## Start Data provided

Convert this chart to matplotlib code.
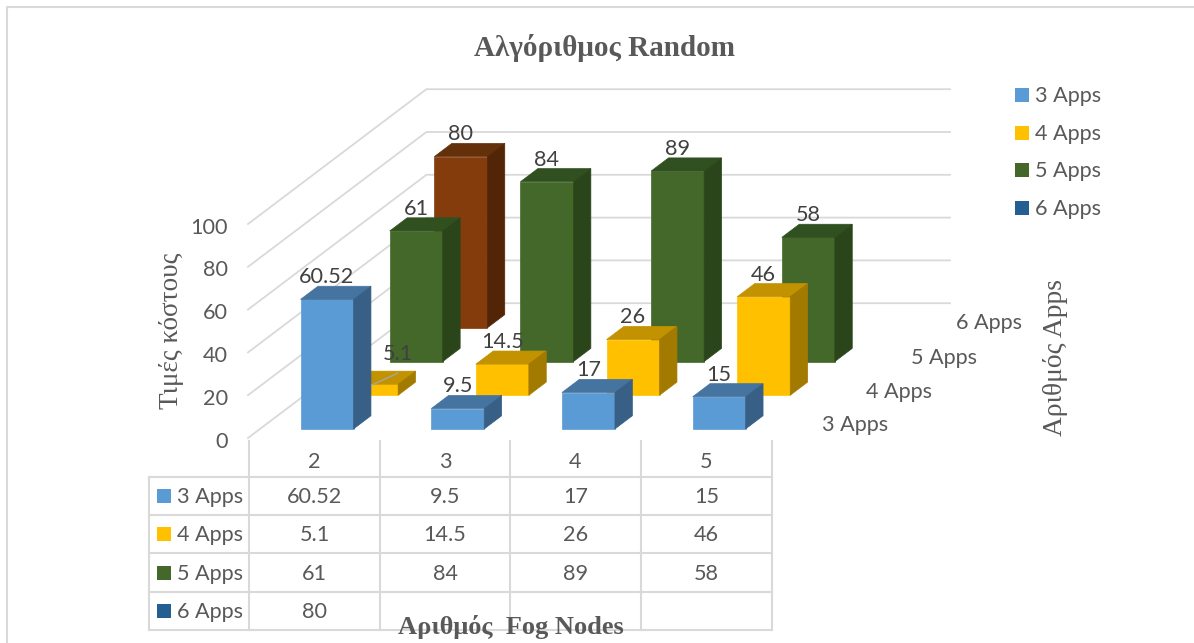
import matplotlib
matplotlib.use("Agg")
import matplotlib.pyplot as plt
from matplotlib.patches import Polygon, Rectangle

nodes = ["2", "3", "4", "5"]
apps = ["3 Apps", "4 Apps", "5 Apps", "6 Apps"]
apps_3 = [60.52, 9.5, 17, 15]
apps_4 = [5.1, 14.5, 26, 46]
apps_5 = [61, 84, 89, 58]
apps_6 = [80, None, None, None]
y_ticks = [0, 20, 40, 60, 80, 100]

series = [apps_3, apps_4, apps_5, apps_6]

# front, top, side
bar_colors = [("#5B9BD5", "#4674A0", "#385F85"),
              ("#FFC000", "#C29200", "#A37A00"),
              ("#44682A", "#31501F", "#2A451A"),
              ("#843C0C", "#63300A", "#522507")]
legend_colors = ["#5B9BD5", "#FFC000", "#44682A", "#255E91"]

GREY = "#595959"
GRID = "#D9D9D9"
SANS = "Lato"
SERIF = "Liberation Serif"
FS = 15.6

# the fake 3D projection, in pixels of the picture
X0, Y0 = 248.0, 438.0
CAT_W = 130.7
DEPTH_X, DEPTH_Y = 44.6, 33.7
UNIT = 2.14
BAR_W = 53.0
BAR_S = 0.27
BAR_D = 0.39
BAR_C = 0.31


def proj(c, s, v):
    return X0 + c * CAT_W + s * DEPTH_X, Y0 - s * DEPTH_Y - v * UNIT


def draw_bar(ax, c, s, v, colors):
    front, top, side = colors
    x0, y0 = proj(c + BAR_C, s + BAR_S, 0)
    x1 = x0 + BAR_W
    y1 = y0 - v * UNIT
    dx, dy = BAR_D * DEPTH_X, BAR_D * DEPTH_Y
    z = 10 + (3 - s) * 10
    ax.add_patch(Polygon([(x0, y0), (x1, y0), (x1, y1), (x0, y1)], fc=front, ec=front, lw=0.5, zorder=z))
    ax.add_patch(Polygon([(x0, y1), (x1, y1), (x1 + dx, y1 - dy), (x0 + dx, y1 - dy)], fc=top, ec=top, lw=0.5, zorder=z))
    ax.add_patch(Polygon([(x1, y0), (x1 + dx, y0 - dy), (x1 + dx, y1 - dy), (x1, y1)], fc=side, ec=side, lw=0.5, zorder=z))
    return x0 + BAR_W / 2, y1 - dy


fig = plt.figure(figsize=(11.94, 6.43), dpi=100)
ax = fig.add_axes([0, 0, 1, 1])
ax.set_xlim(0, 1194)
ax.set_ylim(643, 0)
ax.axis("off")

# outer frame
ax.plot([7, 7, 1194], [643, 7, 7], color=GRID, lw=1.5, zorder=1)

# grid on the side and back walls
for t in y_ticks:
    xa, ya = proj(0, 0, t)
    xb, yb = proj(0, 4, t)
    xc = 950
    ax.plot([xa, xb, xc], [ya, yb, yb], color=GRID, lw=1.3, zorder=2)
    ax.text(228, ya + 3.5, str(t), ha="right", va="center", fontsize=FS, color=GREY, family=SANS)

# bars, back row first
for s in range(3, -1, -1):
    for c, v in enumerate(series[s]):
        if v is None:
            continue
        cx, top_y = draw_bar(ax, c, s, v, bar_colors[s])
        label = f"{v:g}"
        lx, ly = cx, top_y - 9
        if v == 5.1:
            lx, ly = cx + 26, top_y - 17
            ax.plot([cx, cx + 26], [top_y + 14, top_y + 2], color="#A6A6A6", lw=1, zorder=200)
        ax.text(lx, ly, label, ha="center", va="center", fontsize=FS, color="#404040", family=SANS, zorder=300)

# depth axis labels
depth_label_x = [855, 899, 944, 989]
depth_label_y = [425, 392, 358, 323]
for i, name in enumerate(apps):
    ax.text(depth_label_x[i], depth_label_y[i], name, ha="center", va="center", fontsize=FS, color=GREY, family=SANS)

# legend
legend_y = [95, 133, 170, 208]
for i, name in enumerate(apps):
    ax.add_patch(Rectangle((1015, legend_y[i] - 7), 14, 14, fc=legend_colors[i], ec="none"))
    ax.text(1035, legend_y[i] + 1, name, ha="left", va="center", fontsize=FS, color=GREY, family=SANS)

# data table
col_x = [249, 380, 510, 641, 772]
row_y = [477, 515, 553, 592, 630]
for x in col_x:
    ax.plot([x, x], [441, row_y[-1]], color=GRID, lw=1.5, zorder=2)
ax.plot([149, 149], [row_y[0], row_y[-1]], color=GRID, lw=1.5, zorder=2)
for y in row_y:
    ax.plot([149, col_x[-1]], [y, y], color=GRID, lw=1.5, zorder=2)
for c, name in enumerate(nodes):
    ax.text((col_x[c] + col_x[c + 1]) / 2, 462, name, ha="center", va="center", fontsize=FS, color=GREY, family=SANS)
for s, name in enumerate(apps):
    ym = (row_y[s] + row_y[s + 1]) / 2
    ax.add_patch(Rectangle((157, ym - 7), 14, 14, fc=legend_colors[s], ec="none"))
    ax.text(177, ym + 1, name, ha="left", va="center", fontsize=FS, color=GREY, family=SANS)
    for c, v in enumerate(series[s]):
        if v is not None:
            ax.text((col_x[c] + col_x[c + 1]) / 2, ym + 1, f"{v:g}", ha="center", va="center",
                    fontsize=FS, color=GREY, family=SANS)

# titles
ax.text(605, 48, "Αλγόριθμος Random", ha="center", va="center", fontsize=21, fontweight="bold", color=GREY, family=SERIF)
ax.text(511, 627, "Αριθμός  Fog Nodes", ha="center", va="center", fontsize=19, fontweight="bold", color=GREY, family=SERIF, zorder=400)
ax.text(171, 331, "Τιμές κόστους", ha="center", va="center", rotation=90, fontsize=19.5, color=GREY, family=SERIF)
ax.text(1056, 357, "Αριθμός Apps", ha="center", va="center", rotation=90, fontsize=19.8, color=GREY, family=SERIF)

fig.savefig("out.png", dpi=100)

## End Data provided

◆ Exercise:
Exactly as written, please give again the lines from the beginning of the listing through the line containing "return X0 + c", inclusive, without any pictures.

◆ Answer to this exercise:
Convert this chart to matplotlib code.
import matplotlib
matplotlib.use("Agg")
import matplotlib.pyplot as plt
from matplotlib.patches import Polygon, Rectangle

nodes = ["2", "3", "4", "5"]
apps = ["3 Apps", "4 Apps", "5 Apps", "6 Apps"]
apps_3 = [60.52, 9.5, 17, 15]
apps_4 = [5.1, 14.5, 26, 46]
apps_5 = [61, 84, 89, 58]
apps_6 = [80, None, None, None]
y_ticks = [0, 20, 40, 60, 80, 100]

series = [apps_3, apps_4, apps_5, apps_6]

# front, top, side
bar_colors = [("#5B9BD5", "#4674A0", "#385F85"),
              ("#FFC000", "#C29200", "#A37A00"),
              ("#44682A", "#31501F", "#2A451A"),
              ("#843C0C", "#63300A", "#522507")]
legend_colors = ["#5B9BD5", "#FFC000", "#44682A", "#255E91"]

GREY = "#595959"
GRID = "#D9D9D9"
SANS = "Lato"
SERIF = "Liberation Serif"
FS = 15.6

# the fake 3D projection, in pixels of the picture
X0, Y0 = 248.0, 438.0
CAT_W = 130.7
DEPTH_X, DEPTH_Y = 44.6, 33.7
UNIT = 2.14
BAR_W = 53.0
BAR_S = 0.27
BAR_D = 0.39
BAR_C = 0.31


def proj(c, s, v):
    return X0 + c * CAT_W + s * DEPTH_X, Y0 - s * DEPTH_Y - v * UNIT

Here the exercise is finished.